• Edição 134
  • 10 de julho de 2008

Por uma boa causa

Fumacê causa danos ao meio ambiente

Priscila Biancovilli

A passagem dos carros ditos “fumacê” foi interrompida no início de 2008, na cidade do Rio de Janeiro, por determinação do prefeito César Maia. Na época, alegou-se que a substância provocaria um desequilíbrio ambiental, por matar pequenos insetos além do mosquito da dengue. Afinal, a pulverização do inseticida Malathion – usado para este fim – traz mais benefícios ou prejuízos para a natureza e a sociedade como um todo? Este é o assunto da nossa segunda matéria do especial Meio Ambiente.

Características

O fumacê é um veneno em forma de óleo, transformado em gotículas por uma máquina especial que o espalha pelas ruas. Esse veneno cobre todas as superfícies, como telhados, plantas, janelas e gramados. Em um dia de chuva, o material é “varrido” destes locais e cai nos leitos d’água (rios e lagos, principalmente). Tem-se então o envenenamento destes locais, que resulta na morte de micróbios e pequenos insetos, prejudicando o equilíbrio ambiental deste sistema. “Os peixes, que dependem de animais menores para se alimentar, também morrerão. Partindo para o ambiente terrestre, os pássaros sofrerão um grande impacto negativo, pois os seres vivos de que se alimentam, como besouros e formigas, não existirão em quantidade suficiente”, explica o professor Maulori Cabral, do departamento de Virologia do Instituto de Microbiologia da UFRJ.
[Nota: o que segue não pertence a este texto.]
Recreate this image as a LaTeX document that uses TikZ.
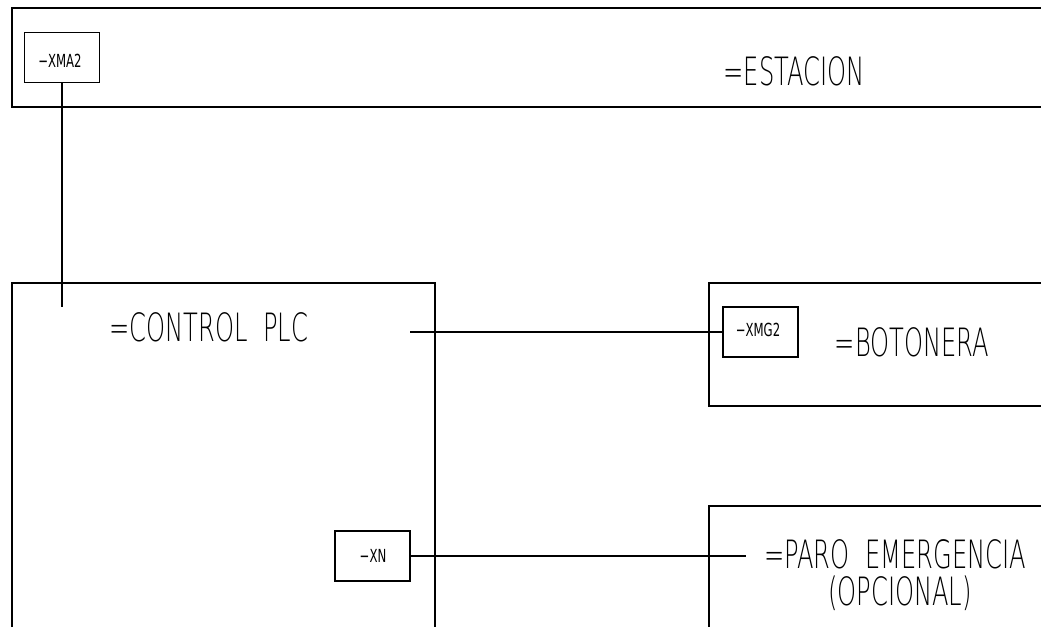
\documentclass[tikz,border=0pt]{standalone}
\usepackage{fontspec}
\newfontfamily\bigf[FakeStretch=0.62]{DejaVu Sans ExtraLight}
\newfontfamily\smallf[FakeStretch=0.65]{DejaVu Sans}
\begin{document}
\begin{tikzpicture}[x=1pt,y=-1pt,line width=1.3pt,
  frame/.style={draw=black,line width=1.3pt},
  tag/.style={draw=black,line width=1.3pt,inner sep=0pt,minimum width=75pt,minimum height=50pt},
  big/.style={inner sep=0pt,anchor=base,font=\bigf\fontsize{39}{44}\selectfont,align=center},
  small/.style={inner sep=0pt,anchor=base,font=\smallf\fontsize{18}{20}\selectfont},
  wire/.style={draw=black,line width=1.3pt}]
\useasboundingbox (0,0) rectangle (1041,627);
% frames
\draw[frame] (1041,8) -- (12,8) -- (12,107) -- (1041,107);
\draw[frame] (12,627) -- (12,283) -- (435,283) -- (435,627);
\draw[frame] (1041,283) -- (709,283) -- (709,406) -- (1041,406);
\draw[frame] (1041,506) -- (709,506) -- (709,627);
% tag boxes
\node[tag] (xma2) at (62,57.5) {};
\node[tag] (xmg2) at (760.5,332) {};
\node[tag] (xn) at (372.5,556) {};
\node[small] (txma2) at (60,67) {−XMA2};
\node[small] (txmg2) at (758,336.5) {−XMG2};
\node[small] (txn) at (373,562) {−XN};
% titles
\node[big] (est) at (794,85) {=ESTACION};
\node[big] (plc) at (209,341) {=CONTROL\ \ PLC};
\node[big] (bot) at (912,356) {=BOTONERA};
\node[big] (paro) at (895,568) {=PARO\ \ EMERGENCIA};
\node[big] (opc) at (900,605) {(OPCIONAL)};
% connectors
\coordinate (c1) at (62,307);
\coordinate (c2) at (410,332);
\coordinate (c3) at (746,556);
\draw[wire] (xma2.south) -- (c1);
\draw[wire] (c2) -- (xmg2.west);
\draw[wire] (xn.east) -- (c3);
\end{tikzpicture}
\end{document}
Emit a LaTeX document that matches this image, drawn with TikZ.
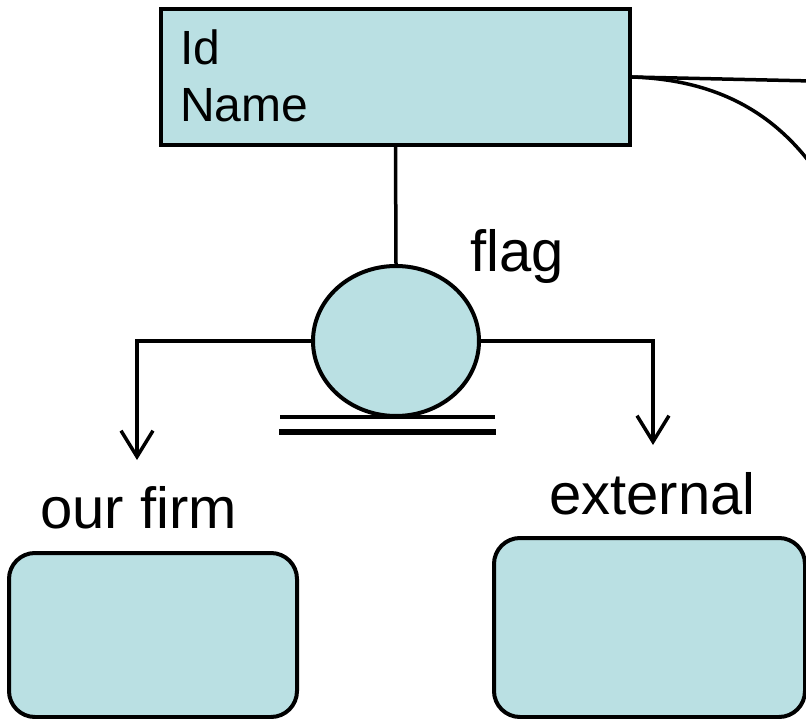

De acordo com Maulori, o fumacê não diminuiria os casos de dengue durante a última grande epidemia no verão de 2008. “Os mosquitos que agora existem são descendentes daqueles que, no passado, resistiram aos primeiros fumacês. Testes feitos em laboratório mostraram que a eficiência desta substância chegava próxima a 100%. Porém, alguns sobreviviam, e estes insetos acasalavam e deixavam filhotes, que se proliferam até hoje. Ensaios feitos em laboratório mais recentemente demonstraram que a maior parte dos mosquitos não morre mais com o fumacê.”

A criação de um possível novo veneno não surtirá os efeitos desejados, pois, por mais que no início haja uma alta eficiência, com o tempo os mosquitos adquirirão resistência a ele. “Toda vez que existe uma barreira seletiva, se destacam aqueles organismos geneticamente diferentes, presentes no meio da população em proporção ínfima. Essa regra existe para todos os seres vivos, desde o micróbio até o ser humano”, destaca Maulori.

Muitas pessoas costumam fechar portas e janelas ao perceber a chegada do fumacê, em uma atitude julgada positiva pelo professor. “Esse é um veneno que se acumula nas gorduras do corpo, e pouco se sabe sobre seus efeitos tóxicos a médio e longo prazo. Esse produto, apresentado inicialmente como uma solução promissora, pode gerar conseqüências desastrosas.”

Maulori faz questão de afirmar que a destruição e desequilíbrio do meio ambiente provocados pelo homem podem gerar conseqüências desastrosas às gerações seguintes. “Meio ambiente implica em conviver harmoniosamente com a natureza. Se você fizer bem a ela, ela te fará bem. Se você tratá-la mal, ela te cobra com juros e correção monetária”, finaliza.

Dengue no Rio

A última epidemia de dengue no Estado do Rio de Janeiro foi considerada a mais violenta dos últimos tempos. De acordo com dados da Secretaria Municipal de Saúde, a doença causou mais de 30 mil vítimas e 31 mortes, de janeiro a março de 2008, apenas na cidade do Rio de Janeiro. No centro desta crise, causou polêmica a decisão do prefeito César Maia de proibir a passagem dos chamados carros fumacê, anteriormente bastante utilizados como forma de combate a mosquitos transmissores de doenças.

Apesar da recusa do prefeito carioca em aplicar o produto nas ruas da cidade, algumas cidades da região metropolitana organizaram mutirões da dengue e aderiram ao fumacê. No último mês de abril, por exemplo, o “Mutirão da Cidadania” visitou 96 comunidades carentes do Estado do Rio de Janeiro, e o carro fumacê circulou por todas elas.